Basketball is an intermittent sport with very high intensity demands. Players cover significant distances during a game with constant changes of pace and direction, and the aerobic system plays a critical role in recovery between those high intensity efforts.

What Level Should Basketball Players Aim For?

Guards / Small Forwards (Elite)

12–15

Elite national and professional level. Guards tend to show the strongest relationship between beep test score and match performance.

Centres / Power Forwards (Elite)

10–13

Strength and power are relatively more important for bigs, but aerobic base still supports recovery and late game performance.

Competitive Club / College

10–12

Reasonable target for competitive club and college level players.

Recreational

8–10

Good aerobic fitness relative to the demands of the game at recreational and social level.

The NBA draft combine does not currently use the standard beep test, preferring a lane agility drill and a three quarter court sprint. However, many professional leagues outside the US and collegiate programmes use the beep test as a fitness benchmark.

The Link Between Beep Test Score and Basketball Performance

Research on basketball fitness consistently shows a positive relationship between aerobic capacity (as estimated by VO2 max, which the beep test measures) and performance metrics including distance covered, high intensity running volume and recovery between efforts.

Guards, who cover the most ground and make the most high intensity efforts, tend to show the strongest relationship between beep test score and match performance. For bigs, strength and power are relatively more important, but aerobic base still supports recovery and late game performance.

Basketball Outside the NBA — Where the Beep Test Is Used

While the NBA draft combine uses its own fitness assessments, the beep test is standard in many other basketball contexts. The British Basketball League (BBL) in the UK, the NBL in Australia, collegiate programmes across Europe and national federation testing all use the 20 metre shuttle run as a core fitness benchmark. If you are aiming for professional basketball outside the NBA system, a strong beep test score is relevant to your selection profile.

For national junior programmes and university selection, the beep test is often used as a gating measure — players who fall below a certain threshold may be required to complete additional conditioning work before they can train at full intensity. Knowing your benchmark matters.

Female Basketball Standards

Published data from elite women's basketball suggests that WNBA and national league level players typically score in the range of level 10 to 13. The same positional pattern applies — guards and small forwards tend to score higher than post players. At competitive university and club level in the UK, a female basketball player targeting level 9 to 10 is aiming appropriately for their competitive level.

What the Research Shows

A number of published studies have looked at beep test scores across basketball populations. A consistent finding is that aerobic fitness — as measured by VO2 max estimates from the beep test — is positively associated with total distance covered during games, number of high intensity efforts, and late-game performance maintenance. Players who fade in the fourth quarter often show lower beep test scores than those who maintain their output.

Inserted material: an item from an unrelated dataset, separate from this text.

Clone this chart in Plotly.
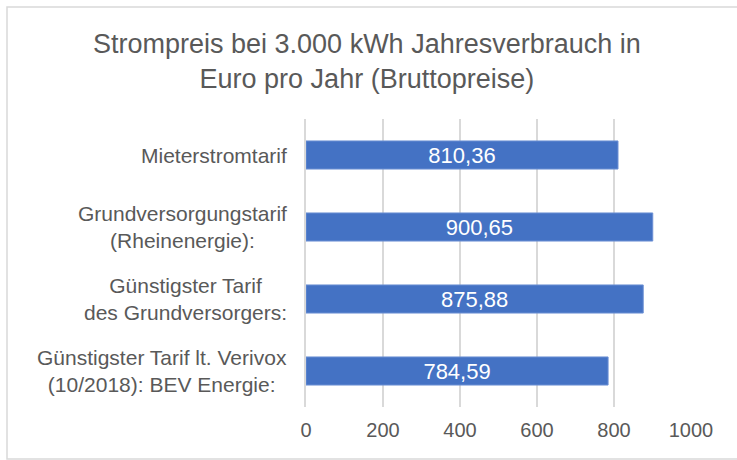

This does not mean aerobic fitness is the only fitness quality that matters in basketball — strength, power, agility and skill are all at least as important. But it does mean that a low beep test score is likely costing you something in actual match performance, particularly in the final minutes of close games.

Training for Basketball

The interval training approach in this site's training guide is highly applicable to basketball. The weeks 3 to 5 sessions, which focus on training at and above current maximum level, directly build the high intensity aerobic capacity basketball demands.

For basketball players, it is also worth incorporating court based training — suicides, full court sprints and specific defensive footwork drills — alongside the shuttle work. These develop similar energy systems while also training basketball specific movement patterns.

Beep test training is best placed in the off-season and pre-season. During the season, one aerobic interval session per week is generally sufficient to maintain the fitness built pre-season. Attempting to significantly improve beep test scores during a full competitive season risks fatigue and injury.